I understand that many non-Christian environmentalists/scientists view believers as people who are ignorant of science, and who in general tend to deny that climate change is happening.  As a Christian and avid environmentalist myself, I often have a hard time reconciling what scripture tells us versus what science tells us, but at the end of the day, I have to agree with Bill McKibbin:  Jesus told us to love one another, and supporting destructive and unsustainable practices that perpetuate climate change and social injustice is not going to accomplish that task.  That is yet one more excellent reason for us to be more thoughtful about our choices, to speak up and push for change in our society, to step away from environmental pollution, degradation, and unsustainable living, realizing that ultimately there are real people and real lives affected by the consequences. No matter what your preference-- religious, economic, practical--everyone can find a reason to stand up for environmental protection and climate change action.

1 comment:

  1. This is a terrific article, Lainey, and the video sermon so very relevant - regardless of ones beliefs in a Higher Being - or not. One need only believe that we, and others, need help extending the life of the planet.

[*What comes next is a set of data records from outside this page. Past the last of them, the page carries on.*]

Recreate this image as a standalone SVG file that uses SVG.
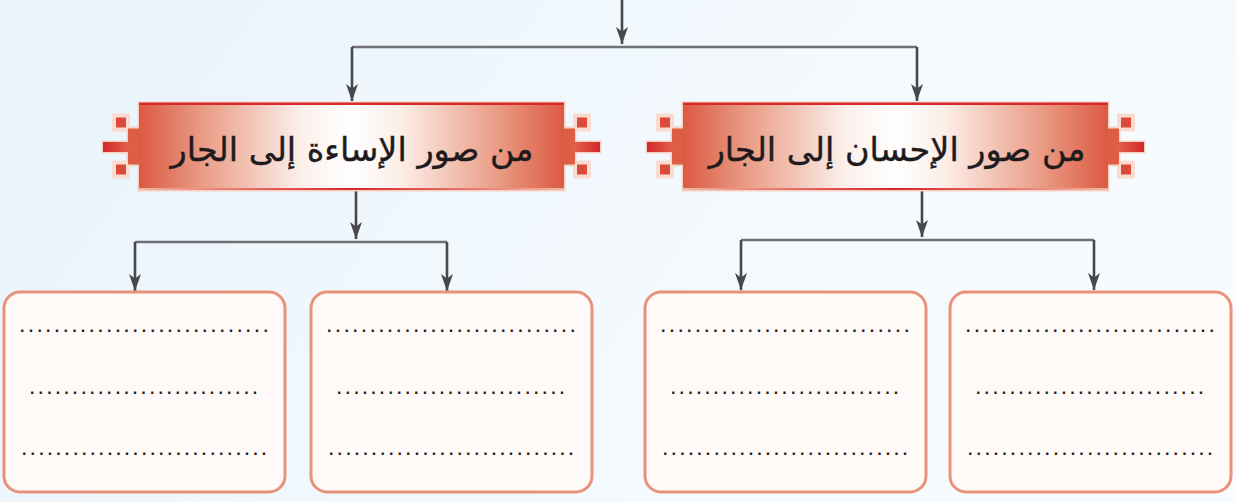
<svg xmlns="http://www.w3.org/2000/svg" xmlns:xlink="http://www.w3.org/1999/xlink" width="1236" height="502" viewBox="0 0 1236 502">
  <defs>
    <linearGradient id="bg" x1="0" y1="0" x2="1" y2="0.3">
      <stop offset="0" stop-color="#e8f3fb"/>
      <stop offset="0.5" stop-color="#f1f8fd"/>
      <stop offset="1" stop-color="#f7fbfe"/>
    </linearGradient>
    <linearGradient id="bodyGrad" x1="0" y1="0" x2="1" y2="0">
      <stop offset="0" stop-color="#dc5a41"/>
      <stop offset="0.16" stop-color="#eaa08a"/>
      <stop offset="0.38" stop-color="#fcefea"/>
      <stop offset="0.5" stop-color="#ffffff"/>
      <stop offset="0.62" stop-color="#fcede7"/>
      <stop offset="0.84" stop-color="#ea9d87"/>
      <stop offset="1" stop-color="#dc5a41"/>
    </linearGradient>
    <linearGradient id="botLine" x1="0" y1="0" x2="1" y2="0">
      <stop offset="0" stop-color="#f2b7a5"/>
      <stop offset="0.5" stop-color="#d7282c"/>
      <stop offset="1" stop-color="#f2b7a5"/>
    </linearGradient>
    <linearGradient id="stubL" x1="0" y1="0" x2="1" y2="0">
      <stop offset="0" stop-color="#d3262a"/>
      <stop offset="1" stop-color="#e0634a"/>
    </linearGradient>
    <linearGradient id="stubR" x1="1" y1="0" x2="0" y2="0">
      <stop offset="0" stop-color="#d3262a"/>
      <stop offset="1" stop-color="#e0634a"/>
    </linearGradient>
    <marker id="arrow" markerUnits="userSpaceOnUse" viewBox="0 0 17 12" refX="17" refY="6" markerWidth="17" markerHeight="12" orient="auto">
      <path d="M0,0 L17,6 L0,12 L4.5,6 Z" fill="#48484a"/>
    </marker>
    <g id="hdrShape">
      <path d="M-1.5,101.5 H426.5 V126.5 H437.5 V140.5 H462.5 V153.5 H437.5 V166.5 H426.5 V191.5 H-1.5 V166.5 H-12.5 V153.5 H-37.5 V140.5 H-12.5 V126.5 H-1.5 Z" fill="#f7d2c4"/>
      <rect x="-27" y="113.5" width="18" height="18" fill="#f9dcd1"/>
      <rect x="-27" y="160.5" width="18" height="18" fill="#f9dcd1"/>
      <rect x="434" y="113.5" width="18" height="18" fill="#f9dcd1"/>
      <rect x="434" y="160.5" width="18" height="18" fill="#f9dcd1"/>
      <rect x="-23" y="117.5" width="10" height="10" fill="#dc4b39"/>
      <rect x="-23" y="164.5" width="10" height="10" fill="#dc4b39"/>
      <rect x="438" y="117.5" width="10" height="10" fill="#dc4b39"/>
      <rect x="438" y="164.5" width="10" height="10" fill="#dc4b39"/>
      <rect x="-11" y="128.5" width="12" height="36" fill="#de5d45"/>
      <rect x="424" y="128.5" width="12" height="36" fill="#de5d45"/>
      <rect x="-36" y="142" width="26" height="10" fill="url(#stubL)"/>
      <rect x="435" y="142" width="26" height="10" fill="url(#stubR)"/>
      <rect x="0" y="103.5" width="425" height="86" fill="url(#bodyGrad)"/>
      <rect x="0" y="102.5" width="425" height="2.5" fill="#d7282c"/>
      <rect x="0" y="188" width="425" height="2" fill="url(#botLine)"/>
    </g>
  </defs>
  <style>
    .conn { fill: none; stroke: #48484a; stroke-width: 2.6; }
    .bar { fill: none; stroke: #6e7073; stroke-width: 2.6; }
    .box { fill: #fffaf7; stroke: #e8927b; stroke-width: 3; }
    .hdr { font-family: "DejaVu Sans", "Noto Sans", sans-serif; font-size: 33.5px; fill: #1f1b1c; stroke: #1f1b1c; stroke-width: 0.4px; }
    .dots { font-family: "Liberation Sans", Arial, sans-serif; font-size: 16px; font-weight: bold; fill: #231f20; }
    .d1 { letter-spacing: 4.25px; }
    .d2 { letter-spacing: 4.12px; }
  </style>

  <rect x="0" y="0" width="1236" height="502" fill="url(#bg)"/>

  <g id="connectors">
    <path class="conn" d="M622,0 V44" marker-end="url(#arrow)"/>
    <path class="bar" d="M352,47 H917"/>
    <path class="conn" d="M352,47 V101" marker-end="url(#arrow)"/>
    <path class="conn" d="M917,47 V101" marker-end="url(#arrow)"/>
    <path class="conn" d="M356,190 V239" marker-end="url(#arrow)"/>
    <path class="bar" d="M135,242 H447"/>
    <path class="conn" d="M135,242 V291" marker-end="url(#arrow)"/>
    <path class="conn" d="M447,242 V291" marker-end="url(#arrow)"/>
    <path class="conn" d="M922,190 V237" marker-end="url(#arrow)"/>
    <path class="bar" d="M741,240 H1094"/>
    <path class="conn" d="M741,240 V290" marker-end="url(#arrow)"/>
    <path class="conn" d="M1094,240 V290" marker-end="url(#arrow)"/>
  </g>

  <g id="header-bad">
    <use xlink:href="#hdrShape" href="#hdrShape" transform="translate(139,0)"/>
    <text class="hdr" x="352" y="161" text-anchor="middle" direction="rtl">من صور الإساءة إلى الجار</text>
  </g>
  <g id="header-good">
    <use xlink:href="#hdrShape" href="#hdrShape" transform="translate(683,0)"/>
    <text class="hdr" x="897" y="161" text-anchor="middle" direction="rtl">من صور الإحسان إلى الجار</text>
  </g>

  <g id="box1">
    <rect class="box" x="4" y="292" width="281" height="200" rx="16"/>
    <text class="dots d1" x="20" y="332">.............................</text>
    <text class="dots d2" x="30" y="394">...........................</text>
    <text class="dots d2" x="22" y="455">.............................</text>
  </g>
  <g id="box2">
    <rect class="box" x="311" y="292" width="281" height="200" rx="16"/>
    <text class="dots d1" x="327" y="332">.............................</text>
    <text class="dots d2" x="337" y="394">...........................</text>
    <text class="dots d2" x="329" y="455">.............................</text>
  </g>
  <g id="box3">
    <rect class="box" x="645" y="292" width="281" height="200" rx="16"/>
    <text class="dots d1" x="661" y="332">.............................</text>
    <text class="dots d2" x="671" y="394">...........................</text>
    <text class="dots d2" x="663" y="455">.............................</text>
  </g>
  <g id="box4">
    <rect class="box" x="950" y="292" width="281" height="200" rx="16"/>
    <text class="dots d1" x="966" y="332">.............................</text>
    <text class="dots d2" x="976" y="394">...........................</text>
    <text class="dots d2" x="968" y="455">.............................</text>
  </g>
</svg>
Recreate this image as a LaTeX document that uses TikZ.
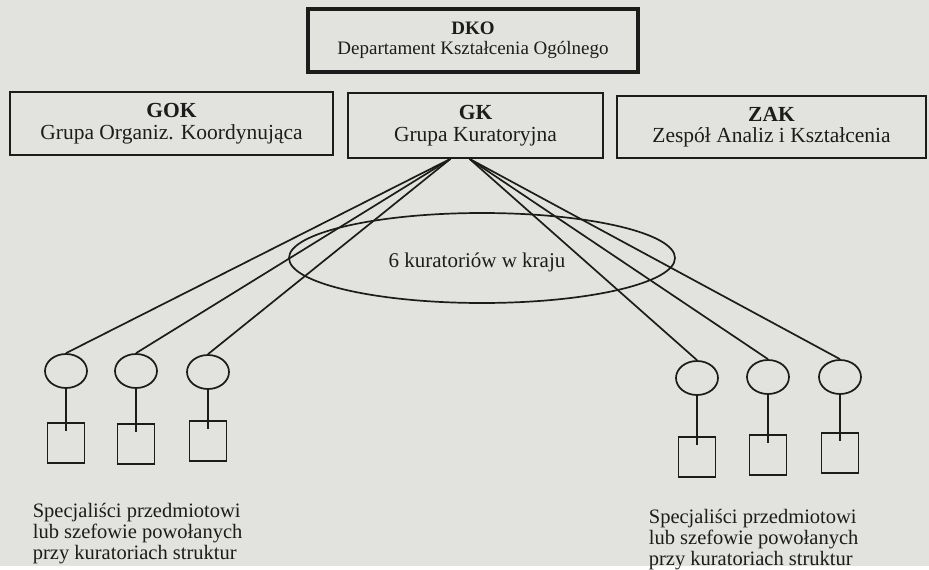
\documentclass[tikz,border=0pt]{standalone}
\usepackage{fontspec}
\setmainfont{Liberation Serif}
\usepackage{tikz}
\usetikzlibrary{shapes.geometric}
\definecolor{paper}{RGB}{226,226,222}
\definecolor{ink}{RGB}{28,28,28}

\begin{document}
\begin{tikzpicture}[x=1pt,y=-1pt,color=ink,line width=1.7pt]
        \fill[paper] (0,0) rectangle (929,566);

        \begin{scope}
            \tikzstyle{every node}=[draw,rectangle,align=center,inner sep=0pt,font=\fontsize{21.5}{21.5}\selectfont]

            \node[line width=3.2pt,minimum width=330pt,minimum height=63pt,font=\fontsize{19}{20.5}\selectfont] (dko) at (473,40.5) {\textbf{DKO}\\Departament Kształcenia Ogólnego};
            \node[minimum width=323pt,minimum height=63pt] (gok) at (171.5,123.5) {\textbf{GOK}\\Grupa Organiz. Koordynująca};
            \node[minimum width=255pt,minimum height=65pt] (gk) at (475.5,125.5) {\textbf{GK}\\Grupa Kuratoryjna};
            \node[minimum width=309pt,minimum height=62pt] (zak) at (771.5,127) {\textbf{ZAK}\\Zespół Analiz i Kształcenia};
        \end{scope}

        \node[draw,ellipse,minimum width=386pt,minimum height=90pt,inner sep=0pt] (kraj) at (482,258) {};
        \node[font=\fontsize{21}{21}\selectfont] (kraj_txt) at (477,262) {6 kuratoriów w kraju};

        \begin{scope}
            \tikzstyle{every node}=[draw,inner sep=0pt]
            \foreach \i/\x/\y/\d in {1/66/371/72, 2/136/371/73, 3/208/372/69, 4/697/378/79, 5/768/377/78, 6/840/377/76} {
                \node[ellipse,minimum width=42pt,minimum height=34pt] (k_\i) at (\x,\y) {};
                \node[rectangle,minimum width=37pt,minimum height=40pt] (s_\i) at (\x,\y+\d) {};
                \draw (k_\i.south) -- ([yshift=-9pt]s_\i.north);
            }
        \end{scope}

        \foreach \i in {1,2,3} {
            \draw ([xshift=-25pt]gk.south) -- (k_\i.north);
        }
        \foreach \i in {4,5,6} {
            \draw ([xshift=-6pt]gk.south) -- (k_\i.north);
        }

        \node[anchor=north west,align=left,inner sep=0pt,font=\fontsize{20.5}{21}\selectfont] (spec_l) at (32,502) {Specjaliści przedmiotowi\\lub szefowie powołanych\\przy kuratoriach struktur};
        \node[anchor=north west,align=left,inner sep=0pt,font=\fontsize{20.5}{21}\selectfont] (spec_r) at (648,508) {Specjaliści przedmiotowi\\lub szefowie powołanych\\przy kuratoriach struktur};

    \end{tikzpicture}
\end{document}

    Those who dismiss Bill McKibbin's message because of the location in which he delivered the message - and the book from which he quoted relevant statements - just don't get it. Objecting to this message isn't objecting to Jesus per se. Objecting to this message is quite simply another stall tactic to having to do something about the mess we created. Blaming a religious forum as a valid reason to dismiss factual information is moronic, and irresponsible. Amen.